Faut-il remettre en cause l’activité touristique en France ?
Trois chercheurs en économie du développement pointent, dans une tribune au « Monde », les incohérences entre les investissements privés, et surtout publics, dans l’industrie du tourisme et les ambitions affichées en matière de sobriété par le gouvernement.
Eric Adamkiewicz
maître de conférences en développement territorial à l’université Toulouse-III
Philippe Naccache
professeur associé en stratégie et développement durable à l’Inseec
Julien Pillot
enseignant-chercheur en économie à l’Inseec et chercheur associé CNRS
Un article qui met en cause la pertinence écologique de l’activité des touristes en France. Le problème est que cette activité représente plus de 7 % du PIB et qu’il faudra du temps pour gérer les évolutions de volume et de contenu de ce secteur. À noter aussi que le tourisme des Français à l’étranger pourrait paraître aussi peu pertinent.
Consommation touristique intérieure et poids dans le consommation touristique des visiteurs étrangers s’élève à 50,8 milliards d’euros et est en baisse de 3,0 % par rapport à 2015. Les visiteurs étrangers contribuent en 2016 à -1,0 point de croissance de la consommation touristique intérieure et les visiteurs français à 1,0 point de croissance. La consommation touristique intérieure représente 7,13 % du PIB de l’année 2016, dont 4,85% pour la consommation des visiteurs français et 2,28% pour celle des visiteurs étrangers.

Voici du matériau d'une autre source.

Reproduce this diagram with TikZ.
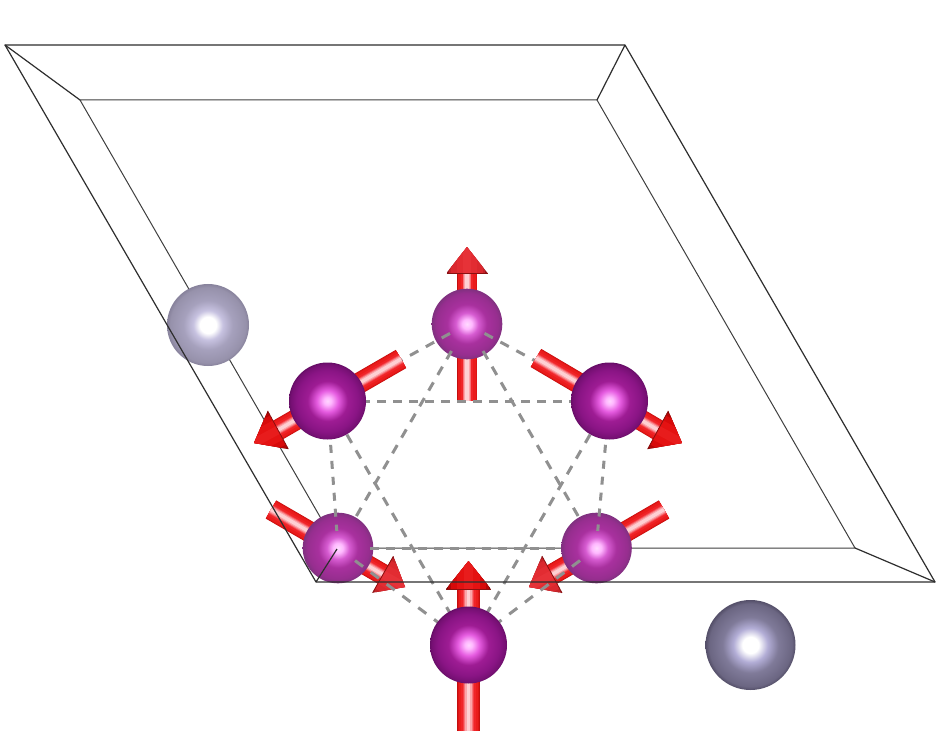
\documentclass[tikz,border=0pt]{standalone}
\usetikzlibrary{calc}
\definecolor{dk}{HTML}{2E2E2E}
\definecolor{innerc}{HTML}{404040}
\definecolor{bond}{HTML}{909090}
\definecolor{headedge}{HTML}{8A1010}
% sphere shadings (the rim of the sphere falls at 25bp)
\pgfdeclareradialshading{mnfront}{\pgfpoint{0bp}{0bp}}{
 rgb(0bp)=(1,.84,1);
 rgb(2.5bp)=(1,.72,1);
 rgb(7bp)=(.90,.36,.88);
 rgb(13bp)=(.62,.11,.58);
 rgb(20bp)=(.54,.08,.52);
 rgb(24bp)=(.46,.06,.45);
 rgb(25bp)=(.40,.05,.40);
 rgb(50bp)=(.40,.05,.40)}
\pgfdeclareradialshading{mnback}{\pgfpoint{0bp}{0bp}}{
 rgb(0bp)=(1,.86,1);
 rgb(3.5bp)=(1,.72,1);
 rgb(8bp)=(.84,.36,.82);
 rgb(14bp)=(.66,.19,.62);
 rgb(22bp)=(.59,.18,.56);
 rgb(25bp)=(.50,.19,.50);
 rgb(50bp)=(.50,.19,.50)}
\pgfdeclareradialshading{grayback}{\pgfpoint{0bp}{0bp}}{
 rgb(0bp)=(1,1,1);
 rgb(5bp)=(1,1,1);
 rgb(9bp)=(.78,.76,.88);
 rgb(15bp)=(.65,.63,.74);
 rgb(23bp)=(.59,.57,.67);
 rgb(25bp)=(.53,.51,.61);
 rgb(50bp)=(.53,.51,.61)}
\pgfdeclareradialshading{grayfront}{\pgfpoint{0bp}{0bp}}{
 rgb(0bp)=(1,1,1);
 rgb(4.5bp)=(1,1,1);
 rgb(9.5bp)=(.70,.68,.84);
 rgb(15.5bp)=(.50,.48,.60);
 rgb(23bp)=(.42,.40,.51);
 rgb(25bp)=(.33,.31,.41);
 rgb(50bp)=(.33,.31,.41)}
% nested strokes give a tube its cross-section
\newcommand{\tubepath}[6]{% x1 y1 x2 y2 width stops
 \foreach \f/\c in #6 {\draw[line width=\f*#5 pt,color=\c] (#1,#2) -- (#3,#4);}}
\def\shaftstops{1/{rgb,255:red,196;green,14;blue,14},.95/{rgb,255:red,222;green,20;blue,20},.86/{rgb,255:red,234;green,28;blue,28},.62/{rgb,255:red,240;green,36;blue,40},.44/{rgb,255:red,244;green,66;blue,72},.36/{rgb,255:red,248;green,115;blue,120},.27/{rgb,255:red,251;green,165;blue,170},.16/{rgb,255:red,254;green,208;blue,211}}
\def\headfront{1/{rgb,255:red,120;green,0;blue,0},.9/{rgb,255:red,180;green,5;blue,5},.76/{rgb,255:red,215;green,10;blue,10},.5/{rgb,255:red,228;green,18;blue,18},.2/{rgb,255:red,232;green,28;blue,28}}
\def\headback{1/{rgb,255:red,150;green,20;blue,30},.9/{rgb,255:red,195;green,35;blue,40},.76/{rgb,255:red,218;green,40;blue,46},.5/{rgb,255:red,226;green,44;blue,50},.2/{rgb,255:red,230;green,50;blue,56}}
\newcommand{\spinarrow}[9]{%
 % #1,#2 tail  #3,#4 tip  #5,#6 head base centre  #7 shaft width  #8 head half width  #9 head stops
 \tubepath{#1}{#2}{#5}{#6}{#7}{\shaftstops}
 \begin{scope}
  \coordinate (hb) at (#5,#6);
  \coordinate (ht) at (#3,#4);
  \clip ($(hb)!#8pt!90:(ht)$) -- (ht) -- ($(hb)!#8pt!-90:(ht)$) -- cycle;
  \tubepath{#3}{#4}{#5}{#6}{#8*2}{#9}
 \end{scope}
 \draw[headedge,line width=.8pt] ($(hb)!#8pt!90:(ht)$) -- ($(hb)!#8pt!-90:(ht)$);}
\tikzset{
 cell/.style={color=dk,line width=1.2pt,line join=round},
 innerline/.style={color=innerc,line width=1pt},
 bondbase/.style={color=bond,line width=3pt},
 bondh/.style={bondbase,dash pattern=on 8.5pt off 7.5pt},
 bondv/.style={bondbase,dash pattern=on 8pt off 8pt},
 bondd/.style={bondbase,dash pattern=on 9.5pt off 8.6pt},
 bonde/.style={bondbase,dash pattern=on 10pt off 9.7pt}
}
\begin{document}
\begin{tikzpicture}[x=1pt,y=-1pt]
\useasboundingbox (0,0) rectangle (943,754);
\fill[white] (0,0) rectangle (943,754);
\coordinate (A) at (467,324);
\coordinate (B) at (609.5,401);
\coordinate (C) at (596.5,548);
\coordinate (D) at (468.5,645);
\coordinate (E) at (338,548);
\coordinate (F) at (327.5,401);
% inner box
\draw[innerline] (338,548) -- (80,100) -- (597,100) -- (855,548) -- cycle;
% grey atoms
\shade[shading=grayback] (208,325) circle[radius=41pt];
\shade[shading=grayfront] (750.5,645) circle[radius=45pt];
% far spin arrows and atoms
\spinarrow{467}{401}{467}{247}{467}{273}{20}{20.5}{\headback}
\spinarrow{271}{509.5}{405}{587}{383}{574.5}{21}{21}{\headback}
\spinarrow{664}{509.5}{529}{587}{552}{574.5}{21}{21}{\headback}
\shade[shading=mnback] (A) circle[radius=35.3pt];
\shade[shading=mnback] (E) circle[radius=35.3pt];
\shade[shading=mnback] (C) circle[radius=35.3pt];
% bonds
\draw[bondh] (329,401) -- (B);
\draw[bondh] (370,548) -- (561,548);
\draw[bondd] (451.5,351) -- (356.4,516);
\draw[bondd] (483,351) -- (578.1,516);
\draw[bondd] (337.9,419) -- (452.3,617);
\draw[bondd] (599.1,419) -- (484.7,617);
\draw[bondd] (450,333.4) -- (F);
\draw[bondd] (484.5,333.4) -- (B);
\draw[bondv] (327.2,397) -- (336.8,531);
\draw[bondv] (609.8,397) -- (597.7,531);
\draw[bonde] (355,560.6) -- (D);
\draw[bonde] (580,560.5) -- (D);
% near spin arrows and atoms
\spinarrow{401}{359}{254}{443}{278}{430}{21}{21.7}{\headfront}
\spinarrow{536}{358}{682}{443}{658}{430}{21}{21.7}{\headfront}
\spinarrow{468.5}{731}{468.5}{561}{468.5}{589}{23}{22.5}{\headfront}
\shade[shading=mnfront] (F) circle[radius=38.5pt];
\shade[shading=mnfront] (B) circle[radius=38.5pt];
\shade[shading=mnfront] (D) circle[radius=38.5pt];
% outer box
\draw[cell] (5,45) -- (625,45) -- (935,582) -- (316,582) -- cycle;
\draw[cell] (5,45) -- (80,100);
\draw[cell] (625,45) -- (597,100);
\draw[cell] (935,582) -- (855,548);
\draw[cell] (316,582) -- (337,549);
\end{tikzpicture}
\end{document}
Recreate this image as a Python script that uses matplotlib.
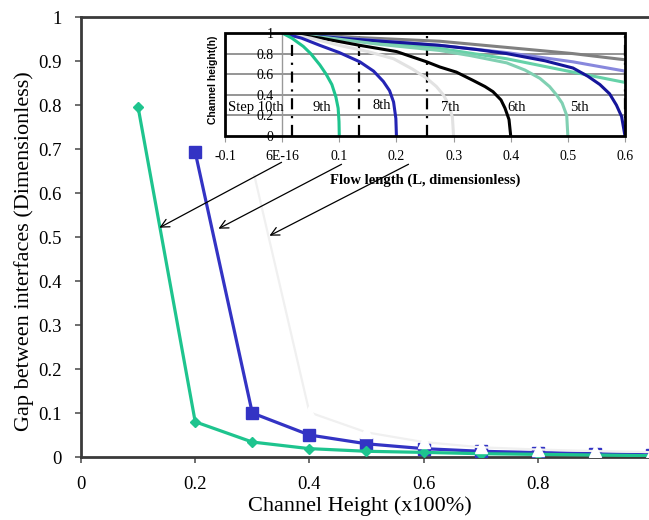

Sources : DGE, compte satellite du tourisme (base 2010) ; Insee, comptes nationaux (base 2010). NDLR
Le 26 juin 2020, au plus fort de la crise Covid, et alors que beaucoup de réflexions s’articulaient autour de l’avènement d’un hypothétique « monde d’après », nous signions une tribune dans Le Monde au titre pour le moins évocateur : « La transition écologique et le tourisme responsable sont incompatibles avec la massification des voyages ». Depuis, la pandémie a reculé et l’économie du tourisme a repris ses droits.
Frappée d’amnésie et incapable de se réformer, elle ne semble pas avoir pris la mesure du problème systémique dont elle souffre. Il en va des investissements privés, à l’image des carnets de commandes records chez les avionneurs ou les croisiéristes, tandis que se multiplient les programmes immobiliers de standing essentiellement destinés à la clientèle étrangère au bilan carbone chargé. Gourmands en ressources, ils contribuent également à l’accroissement du prix du foncier et à l’exode de la population active, notamment la plus jeune, des territoires touristiques.
Nous attendons avec impatience de voir comment tout cet écosystème parviendra à justifier ces investissements massifs, toujours orientés vers les volumes, au regard des objectifs de décarbonation affichés, parfois même inscrits dans le rapport de responsabilité sociétale des entreprises (RSE) des sociétés impliquées. Plus étonnamment, la fièvre des investissements semble également avoir repris du côté de la puissance publique, bien loin des objectifs de sobriété affichés.
En témoignent les ambitions démesurées pour les Jeux olympiques de Paris, un plan de relance pour la montagne – qui n’est que l’empilage de rustines obsolètes largement consacrées au soutien de l’économie de l’or blanc – ou les propos récemment tenus le 29 août par Olivia Grégoire, ministre déléguée au tourisme, « ensemble, nous avons bien l’intention de rester la première destination mondiale ».
La même Olivia Grégoire qui n’exclut pas de poursuivre la trajectoire pré-Covid et son objectif de… 100 millions de touristes annuellement accueillis sur notre sol. Notons qu’au-delà de ces investissements dispendieux et aux retombées incertaines, une véritable stratégie ferroviaire se fait toujours attendre… A y regarder de plus près, la posture de la ministre déléguée au tourisme dérange autant que la stratégie de l’Etat qui semble bloquée sur des discours qui ont accompagné les plans de la DATAR des années 1960.
Elle paraît en effet parfaitement contracyclique alors que les Français sont appelés à davantage de sobriété, dans un contexte certes conjoncturel de crise énergétique, mais structurel sur le plan du changement climatique. Plus grave encore, cette politique pro-tourisme construite lors des « trente glorieuses » semble ignorer que nous venons de vivre un été 2022 caniculaire qui nous rappelle combien la raréfaction de nos ressources naturelles, notamment en eau, est déjà bien engagée, et ne fera que s’aggraver dans les prochaines années.